- **Supplied data**
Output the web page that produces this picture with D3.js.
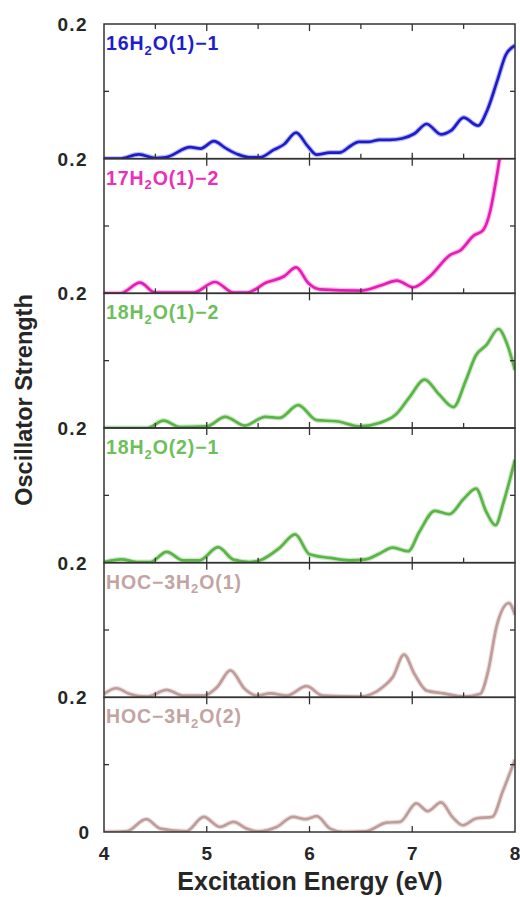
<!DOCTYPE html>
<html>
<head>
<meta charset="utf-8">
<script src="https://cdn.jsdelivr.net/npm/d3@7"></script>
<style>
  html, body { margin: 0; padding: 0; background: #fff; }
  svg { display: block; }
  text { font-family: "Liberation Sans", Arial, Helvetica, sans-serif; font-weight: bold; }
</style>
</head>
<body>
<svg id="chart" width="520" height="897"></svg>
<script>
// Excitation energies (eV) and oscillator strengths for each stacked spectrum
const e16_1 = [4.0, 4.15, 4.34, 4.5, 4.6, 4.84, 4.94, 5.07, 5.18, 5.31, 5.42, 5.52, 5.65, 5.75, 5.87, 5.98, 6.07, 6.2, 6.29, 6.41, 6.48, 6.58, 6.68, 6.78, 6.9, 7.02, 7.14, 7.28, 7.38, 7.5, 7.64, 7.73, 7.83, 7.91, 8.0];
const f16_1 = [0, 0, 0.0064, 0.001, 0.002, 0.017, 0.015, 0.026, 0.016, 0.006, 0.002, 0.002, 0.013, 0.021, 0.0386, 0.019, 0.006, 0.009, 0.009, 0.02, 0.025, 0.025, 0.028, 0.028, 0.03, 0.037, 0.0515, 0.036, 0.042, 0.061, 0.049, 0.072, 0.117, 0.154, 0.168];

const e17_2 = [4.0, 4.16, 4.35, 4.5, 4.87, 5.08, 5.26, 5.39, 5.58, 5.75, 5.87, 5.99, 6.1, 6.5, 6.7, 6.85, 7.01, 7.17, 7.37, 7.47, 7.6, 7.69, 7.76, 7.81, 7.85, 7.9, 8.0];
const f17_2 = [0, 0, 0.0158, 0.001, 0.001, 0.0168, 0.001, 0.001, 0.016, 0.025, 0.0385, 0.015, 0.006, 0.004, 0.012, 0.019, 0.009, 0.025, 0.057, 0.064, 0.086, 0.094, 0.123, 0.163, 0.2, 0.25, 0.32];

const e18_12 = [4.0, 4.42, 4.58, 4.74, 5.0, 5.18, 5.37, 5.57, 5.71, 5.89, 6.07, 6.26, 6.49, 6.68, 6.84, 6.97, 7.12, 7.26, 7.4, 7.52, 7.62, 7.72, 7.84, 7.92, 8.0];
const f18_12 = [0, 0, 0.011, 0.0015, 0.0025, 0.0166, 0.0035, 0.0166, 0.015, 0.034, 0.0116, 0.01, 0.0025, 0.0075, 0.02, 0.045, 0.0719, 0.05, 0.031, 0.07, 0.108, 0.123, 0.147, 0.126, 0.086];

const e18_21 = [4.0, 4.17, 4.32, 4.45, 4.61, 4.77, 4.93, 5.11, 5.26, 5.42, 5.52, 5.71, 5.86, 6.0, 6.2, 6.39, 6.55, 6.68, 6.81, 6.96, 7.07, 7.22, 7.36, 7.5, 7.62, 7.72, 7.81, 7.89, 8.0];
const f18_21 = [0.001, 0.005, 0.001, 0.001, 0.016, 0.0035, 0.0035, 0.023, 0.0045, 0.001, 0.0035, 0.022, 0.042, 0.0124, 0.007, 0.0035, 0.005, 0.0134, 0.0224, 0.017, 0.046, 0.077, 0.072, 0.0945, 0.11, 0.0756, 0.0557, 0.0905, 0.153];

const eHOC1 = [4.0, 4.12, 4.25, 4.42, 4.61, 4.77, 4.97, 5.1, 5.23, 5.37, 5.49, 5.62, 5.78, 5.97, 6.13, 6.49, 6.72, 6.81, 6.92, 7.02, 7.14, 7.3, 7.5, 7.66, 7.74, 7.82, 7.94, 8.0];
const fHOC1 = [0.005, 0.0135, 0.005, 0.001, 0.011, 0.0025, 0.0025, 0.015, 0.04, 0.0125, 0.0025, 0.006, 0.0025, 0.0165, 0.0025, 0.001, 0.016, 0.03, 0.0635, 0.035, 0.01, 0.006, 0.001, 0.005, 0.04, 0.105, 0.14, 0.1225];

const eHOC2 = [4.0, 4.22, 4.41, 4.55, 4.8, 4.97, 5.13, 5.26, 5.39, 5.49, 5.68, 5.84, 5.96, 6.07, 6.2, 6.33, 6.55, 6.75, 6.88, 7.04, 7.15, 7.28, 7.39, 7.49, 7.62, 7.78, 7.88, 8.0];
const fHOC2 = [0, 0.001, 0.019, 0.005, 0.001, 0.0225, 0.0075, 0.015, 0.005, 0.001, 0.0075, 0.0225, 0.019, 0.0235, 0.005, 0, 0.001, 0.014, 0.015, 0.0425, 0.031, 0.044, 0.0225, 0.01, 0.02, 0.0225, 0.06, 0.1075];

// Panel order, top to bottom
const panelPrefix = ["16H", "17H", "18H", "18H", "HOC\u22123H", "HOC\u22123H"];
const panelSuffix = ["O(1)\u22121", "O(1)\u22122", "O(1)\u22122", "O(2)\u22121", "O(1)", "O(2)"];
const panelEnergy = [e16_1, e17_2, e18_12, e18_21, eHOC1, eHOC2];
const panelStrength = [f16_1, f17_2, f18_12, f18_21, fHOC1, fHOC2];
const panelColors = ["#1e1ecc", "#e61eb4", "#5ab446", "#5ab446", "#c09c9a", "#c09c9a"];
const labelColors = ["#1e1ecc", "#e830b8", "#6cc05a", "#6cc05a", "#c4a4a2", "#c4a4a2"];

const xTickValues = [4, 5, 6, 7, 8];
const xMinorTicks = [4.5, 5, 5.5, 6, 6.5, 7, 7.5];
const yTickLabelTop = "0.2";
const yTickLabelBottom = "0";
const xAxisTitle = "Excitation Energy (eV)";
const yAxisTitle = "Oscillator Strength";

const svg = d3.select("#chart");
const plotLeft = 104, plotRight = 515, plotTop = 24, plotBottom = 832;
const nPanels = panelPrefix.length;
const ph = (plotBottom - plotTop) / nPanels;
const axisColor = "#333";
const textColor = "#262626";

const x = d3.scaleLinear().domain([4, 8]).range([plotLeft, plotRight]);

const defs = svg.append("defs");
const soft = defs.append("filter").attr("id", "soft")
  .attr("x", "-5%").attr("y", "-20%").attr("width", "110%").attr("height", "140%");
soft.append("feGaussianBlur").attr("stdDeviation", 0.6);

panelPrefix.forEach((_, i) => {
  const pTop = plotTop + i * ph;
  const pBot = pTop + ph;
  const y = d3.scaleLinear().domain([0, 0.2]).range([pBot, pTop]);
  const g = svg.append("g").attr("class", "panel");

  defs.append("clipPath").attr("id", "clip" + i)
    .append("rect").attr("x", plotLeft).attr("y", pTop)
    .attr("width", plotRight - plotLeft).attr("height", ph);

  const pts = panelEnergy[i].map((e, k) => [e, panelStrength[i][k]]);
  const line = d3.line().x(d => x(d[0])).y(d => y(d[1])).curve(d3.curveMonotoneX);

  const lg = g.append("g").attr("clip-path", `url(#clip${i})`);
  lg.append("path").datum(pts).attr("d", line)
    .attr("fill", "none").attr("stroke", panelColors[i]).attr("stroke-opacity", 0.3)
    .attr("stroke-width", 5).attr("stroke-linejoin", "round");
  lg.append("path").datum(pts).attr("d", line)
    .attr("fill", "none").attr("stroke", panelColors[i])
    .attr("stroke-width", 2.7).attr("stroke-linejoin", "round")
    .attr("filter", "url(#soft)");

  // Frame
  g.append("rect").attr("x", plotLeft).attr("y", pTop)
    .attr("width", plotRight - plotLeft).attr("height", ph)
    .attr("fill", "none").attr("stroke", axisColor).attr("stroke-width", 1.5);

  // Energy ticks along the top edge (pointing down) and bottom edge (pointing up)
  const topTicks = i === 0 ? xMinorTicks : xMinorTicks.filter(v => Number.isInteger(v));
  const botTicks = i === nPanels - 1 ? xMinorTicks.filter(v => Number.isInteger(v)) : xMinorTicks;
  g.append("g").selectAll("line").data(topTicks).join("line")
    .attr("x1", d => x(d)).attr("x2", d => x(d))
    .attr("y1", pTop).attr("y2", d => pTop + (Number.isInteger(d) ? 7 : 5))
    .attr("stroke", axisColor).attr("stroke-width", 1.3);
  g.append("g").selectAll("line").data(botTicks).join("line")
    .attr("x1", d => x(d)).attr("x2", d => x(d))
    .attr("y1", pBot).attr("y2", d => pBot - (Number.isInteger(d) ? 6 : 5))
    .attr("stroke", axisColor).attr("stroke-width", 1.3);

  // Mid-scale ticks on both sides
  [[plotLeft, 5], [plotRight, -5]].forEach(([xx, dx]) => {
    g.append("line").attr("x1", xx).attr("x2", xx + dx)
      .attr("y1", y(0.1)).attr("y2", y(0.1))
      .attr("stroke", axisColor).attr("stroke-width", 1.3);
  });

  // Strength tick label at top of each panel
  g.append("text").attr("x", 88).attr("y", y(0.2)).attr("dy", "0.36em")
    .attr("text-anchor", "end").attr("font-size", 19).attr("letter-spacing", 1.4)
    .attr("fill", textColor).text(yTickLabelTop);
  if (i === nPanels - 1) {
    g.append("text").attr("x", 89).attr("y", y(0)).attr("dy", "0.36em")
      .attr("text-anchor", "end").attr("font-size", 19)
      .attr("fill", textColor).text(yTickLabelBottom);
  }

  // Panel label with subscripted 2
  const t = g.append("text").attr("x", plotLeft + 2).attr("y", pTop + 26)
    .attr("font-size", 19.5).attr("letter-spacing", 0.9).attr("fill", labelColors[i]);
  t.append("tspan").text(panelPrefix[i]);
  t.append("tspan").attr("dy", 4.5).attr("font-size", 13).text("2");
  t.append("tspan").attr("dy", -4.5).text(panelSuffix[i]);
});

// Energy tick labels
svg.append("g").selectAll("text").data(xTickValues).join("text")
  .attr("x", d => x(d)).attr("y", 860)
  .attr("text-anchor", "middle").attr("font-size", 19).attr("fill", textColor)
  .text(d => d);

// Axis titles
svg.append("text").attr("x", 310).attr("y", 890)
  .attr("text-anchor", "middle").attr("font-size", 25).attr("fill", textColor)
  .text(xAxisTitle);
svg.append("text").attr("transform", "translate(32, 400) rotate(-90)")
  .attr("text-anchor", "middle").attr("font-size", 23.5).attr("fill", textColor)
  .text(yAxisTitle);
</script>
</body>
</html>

- **Aim**
Pictures stay out. Print the data exactly, from its first line through the line containing "0.2, 0.25, 0.32];".

- **Written solution**
Output the web page that produces this picture with D3.js.
<!DOCTYPE html>
<html>
<head>
<meta charset="utf-8">
<script src="https://cdn.jsdelivr.net/npm/d3@7"></script>
<style>
  html, body { margin: 0; padding: 0; background: #fff; }
  svg { display: block; }
  text { font-family: "Liberation Sans", Arial, Helvetica, sans-serif; font-weight: bold; }
</style>
</head>
<body>
<svg id="chart" width="520" height="897"></svg>
<script>
// Excitation energies (eV) and oscillator strengths for each stacked spectrum
const e16_1 = [4.0, 4.15, 4.34, 4.5, 4.6, 4.84, 4.94, 5.07, 5.18, 5.31, 5.42, 5.52, 5.65, 5.75, 5.87, 5.98, 6.07, 6.2, 6.29, 6.41, 6.48, 6.58, 6.68, 6.78, 6.9, 7.02, 7.14, 7.28, 7.38, 7.5, 7.64, 7.73, 7.83, 7.91, 8.0];
const f16_1 = [0, 0, 0.0064, 0.001, 0.002, 0.017, 0.015, 0.026, 0.016, 0.006, 0.002, 0.002, 0.013, 0.021, 0.0386, 0.019, 0.006, 0.009, 0.009, 0.02, 0.025, 0.025, 0.028, 0.028, 0.03, 0.037, 0.0515, 0.036, 0.042, 0.061, 0.049, 0.072, 0.117, 0.154, 0.168];

const e17_2 = [4.0, 4.16, 4.35, 4.5, 4.87, 5.08, 5.26, 5.39, 5.58, 5.75, 5.87, 5.99, 6.1, 6.5, 6.7, 6.85, 7.01, 7.17, 7.37, 7.47, 7.6, 7.69, 7.76, 7.81, 7.85, 7.9, 8.0];
const f17_2 = [0, 0, 0.0158, 0.001, 0.001, 0.0168, 0.001, 0.001, 0.016, 0.025, 0.0385, 0.015, 0.006, 0.004, 0.012, 0.019, 0.009, 0.025, 0.057, 0.064, 0.086, 0.094, 0.123, 0.163, 0.2, 0.25, 0.32];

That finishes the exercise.